Jadi menurutnya, peningkatan tarif ini makin menegaskan pemerintah memang hanya mengejar keuntungan dan pendapatan, bukan pelayanan. Malah kebijakan ini memeras rakyat.
“Permasalahan ketiga adalah penyesuaian tarif tol yang tak diiringi penyesuaian Standar Pelayanan Minimal (SPM). Jika kita merujuk pada Peraturan Menteri (Permen) PUPR Nomor 16 Tahun 2014, ada delapan indikator SPM. Yaitu kondisi jalan, kecepatan tempuh rata-rata, aksesibilitas, mobilitas, keselamatan, unit pertolongan, kebersihan lingkungan, serta kelayakan tempat istirahat dan pelayanan," katanya.

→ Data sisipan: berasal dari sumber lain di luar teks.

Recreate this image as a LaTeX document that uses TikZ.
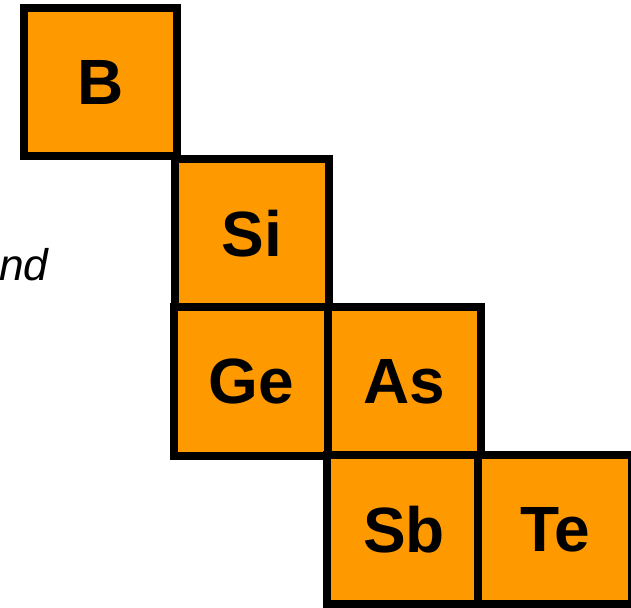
\documentclass[tikz,border=0pt]{standalone}
\usepackage{fontspec}
\setmainfont{Liberation Sans}
\definecolor{CellClr}{RGB}{255,153,0}

\begin{document}
\begin{tikzpicture}[x=0.025cm,y=-0.025cm,
  cell/.style={draw=black,fill=CellClr,line width=0.2cm,outer sep=0pt,
    minimum width=3.825cm,minimum height=3.7cm,inner sep=0pt,
    font=\bfseries\fontsize{45.5}{46}\selectfont}]
\useasboundingbox (0,0) rectangle (631,607);

% metalloid staircase
\node[cell] (B)  at (100.5,82)  {B};
\node[cell] (Si) at (252,233.5) {Si};
\node[cell] (Ge) at (251,381.5) {Ge};
\node[cell] (As) at (404.5,381.5) {As};
\node[cell] (Sb) at (404,529.5) {Sb};
\node[cell] (Te) at (555,529.5) {Te};

\node[anchor=base west,inner sep=0pt,font=\itshape\fontsize{31.5}{33}\selectfont] (nd) at (-1,280) {nd};

\end{tikzpicture}
\end{document}
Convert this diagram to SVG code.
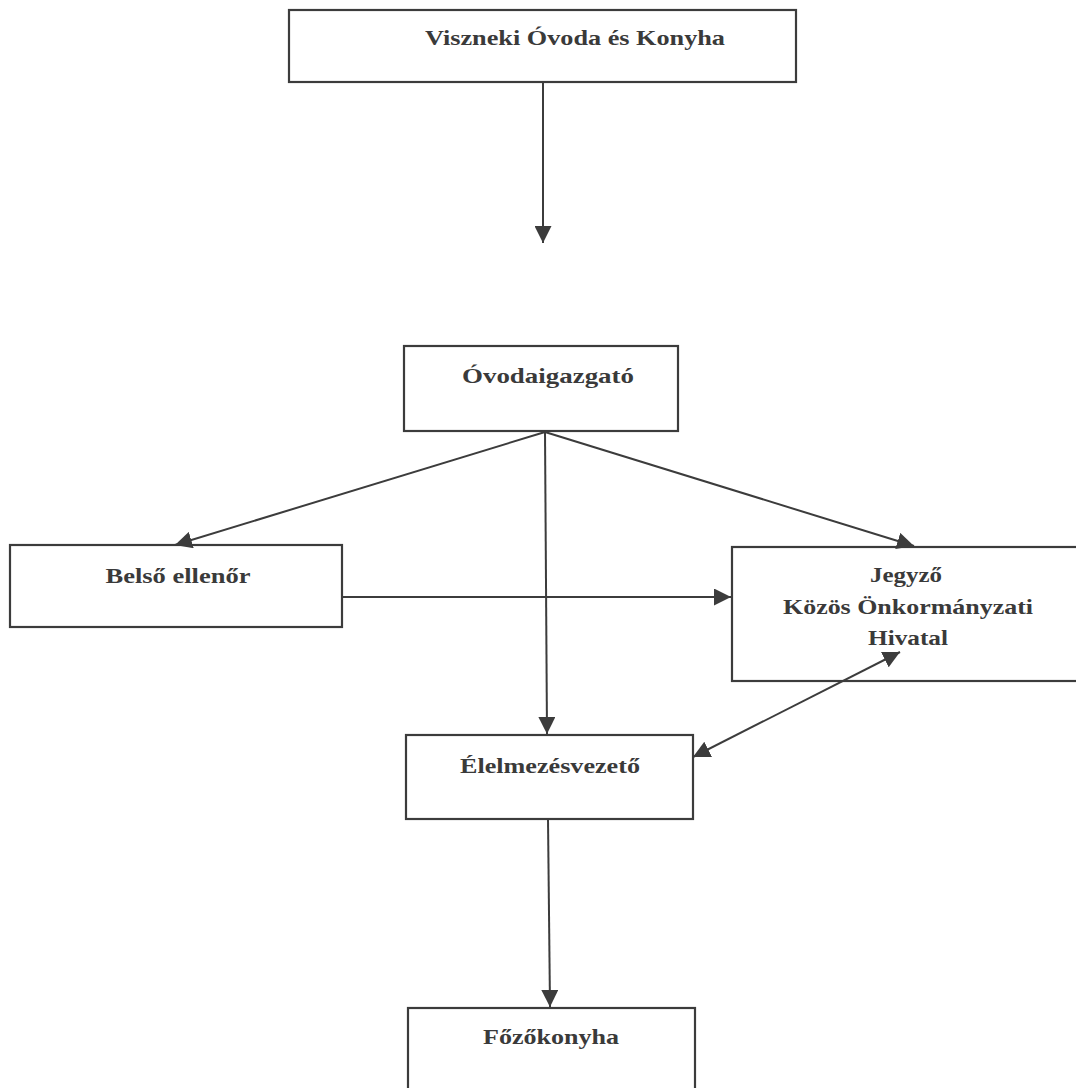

Berdasarkan pemeriksaan BPK, lanjutnya, masih banyak ditemukan pemenuhan SPM jalan tol tak memadai.
Antara lain belum adanya SOP pemeriksaan pemenuhan SPM yang lengkap, tidak adanya penetapan standar penggunaan kecepatan tempuh rata-rata, dan beberapa ruas tol ditemukan tak memenuhi indikator jumlah antrean kendaraan dan kecepatan tempuh minimal rata-rata.
Baca: Seluruh Ruas Jasa Marga Diskon Tarif Tol 10 Persen
“Jadi, seharusnya kalau indikator-indikator SPM itu belum bisa dipenuhi, kenaikan tarif tol tak bisa dilakukan. Ini sama saja masyarakat dipaksa membayar lebih mahal untuk pelayanan yang masih buruk. Ini semakin membebani ekonomi masyarakat," katanya lagi.
“Karena itu, di tengah situasi pelayanan yang masih buruk, keuntungan BUJT yang sudah tinggi, dan daya beli masyarakat yang masih rendah, kebijakan kenaikan tarif tol ini harus ditolak. Kebijakan ini semakin menandakan tak adanya keberpihakan pemerintah terhadap masyarakat pengguna jalan tol. Jalan tol seharusnya bagian dari pelayanan publik bukan mesin keuntungan. Pemerintah jangan memeras rakyat," tukas Fadli.